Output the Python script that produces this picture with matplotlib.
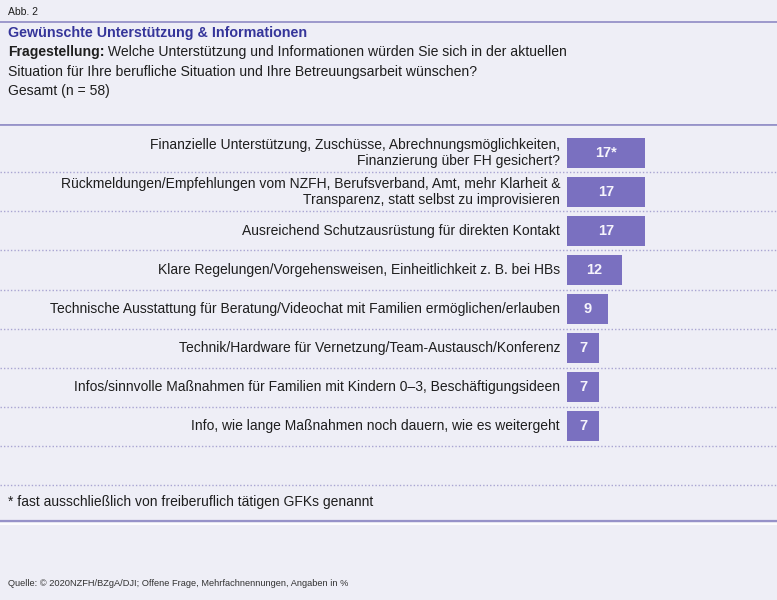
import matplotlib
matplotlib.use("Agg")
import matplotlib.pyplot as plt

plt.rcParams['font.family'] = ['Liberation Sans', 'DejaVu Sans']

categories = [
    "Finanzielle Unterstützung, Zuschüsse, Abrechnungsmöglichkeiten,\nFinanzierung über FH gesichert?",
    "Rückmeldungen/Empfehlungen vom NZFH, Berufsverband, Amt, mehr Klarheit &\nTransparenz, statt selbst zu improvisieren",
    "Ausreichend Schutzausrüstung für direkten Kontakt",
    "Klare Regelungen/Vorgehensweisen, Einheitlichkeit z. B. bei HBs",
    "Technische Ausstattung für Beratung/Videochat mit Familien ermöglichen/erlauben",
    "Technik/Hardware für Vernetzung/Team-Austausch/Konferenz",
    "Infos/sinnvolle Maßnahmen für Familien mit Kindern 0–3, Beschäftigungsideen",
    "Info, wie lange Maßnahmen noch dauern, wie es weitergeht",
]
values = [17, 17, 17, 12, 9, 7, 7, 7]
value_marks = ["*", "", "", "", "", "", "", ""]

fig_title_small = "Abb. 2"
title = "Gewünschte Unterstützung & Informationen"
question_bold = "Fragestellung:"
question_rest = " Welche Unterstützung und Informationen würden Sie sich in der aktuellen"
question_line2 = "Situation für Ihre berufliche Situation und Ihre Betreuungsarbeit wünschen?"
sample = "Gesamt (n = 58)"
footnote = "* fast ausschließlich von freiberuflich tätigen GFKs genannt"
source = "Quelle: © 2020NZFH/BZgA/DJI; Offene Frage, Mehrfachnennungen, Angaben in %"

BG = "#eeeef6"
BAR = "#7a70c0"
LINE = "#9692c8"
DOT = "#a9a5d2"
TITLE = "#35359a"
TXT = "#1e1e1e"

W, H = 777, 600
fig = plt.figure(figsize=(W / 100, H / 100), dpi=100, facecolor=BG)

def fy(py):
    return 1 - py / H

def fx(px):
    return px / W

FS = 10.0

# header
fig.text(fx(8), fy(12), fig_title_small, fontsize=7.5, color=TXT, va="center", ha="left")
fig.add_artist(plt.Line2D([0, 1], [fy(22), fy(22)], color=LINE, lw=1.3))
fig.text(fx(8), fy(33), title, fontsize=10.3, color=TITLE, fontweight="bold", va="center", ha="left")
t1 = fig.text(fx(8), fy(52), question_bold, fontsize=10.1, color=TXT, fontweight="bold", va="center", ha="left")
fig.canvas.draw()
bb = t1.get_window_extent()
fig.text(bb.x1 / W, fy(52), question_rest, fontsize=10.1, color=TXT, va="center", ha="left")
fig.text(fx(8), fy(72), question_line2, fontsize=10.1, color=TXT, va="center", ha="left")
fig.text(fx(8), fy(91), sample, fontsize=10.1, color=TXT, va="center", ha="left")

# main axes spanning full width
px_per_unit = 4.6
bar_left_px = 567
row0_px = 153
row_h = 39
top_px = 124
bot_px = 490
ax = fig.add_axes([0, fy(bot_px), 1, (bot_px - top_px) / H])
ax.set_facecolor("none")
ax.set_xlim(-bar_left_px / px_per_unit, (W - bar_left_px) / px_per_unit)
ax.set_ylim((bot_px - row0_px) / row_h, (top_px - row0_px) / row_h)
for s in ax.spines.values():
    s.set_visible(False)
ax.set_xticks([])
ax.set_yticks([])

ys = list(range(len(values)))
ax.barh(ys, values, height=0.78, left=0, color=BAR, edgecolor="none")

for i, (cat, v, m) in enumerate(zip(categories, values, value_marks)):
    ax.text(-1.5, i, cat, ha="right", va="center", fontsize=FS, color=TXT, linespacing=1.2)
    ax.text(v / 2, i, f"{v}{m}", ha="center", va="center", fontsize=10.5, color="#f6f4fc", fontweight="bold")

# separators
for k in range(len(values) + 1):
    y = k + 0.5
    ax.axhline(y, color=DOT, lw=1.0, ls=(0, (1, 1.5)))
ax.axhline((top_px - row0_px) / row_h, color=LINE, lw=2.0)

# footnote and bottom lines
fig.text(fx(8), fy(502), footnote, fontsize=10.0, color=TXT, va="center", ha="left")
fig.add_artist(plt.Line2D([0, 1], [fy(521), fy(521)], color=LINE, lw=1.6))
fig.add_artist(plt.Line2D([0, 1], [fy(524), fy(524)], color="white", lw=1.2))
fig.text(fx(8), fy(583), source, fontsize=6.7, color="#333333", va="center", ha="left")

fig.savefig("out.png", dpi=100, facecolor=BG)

** Task statement **
With all pictures left out, please transcribe exactly the lines from the start of the material through the line with "plt.rcParams['font.family'] = ['Liberation".

** Response to the task **
Output the Python script that produces this picture with matplotlib.
import matplotlib
matplotlib.use("Agg")
import matplotlib.pyplot as plt

plt.rcParams['font.family'] = ['Liberation Sans', 'DejaVu Sans']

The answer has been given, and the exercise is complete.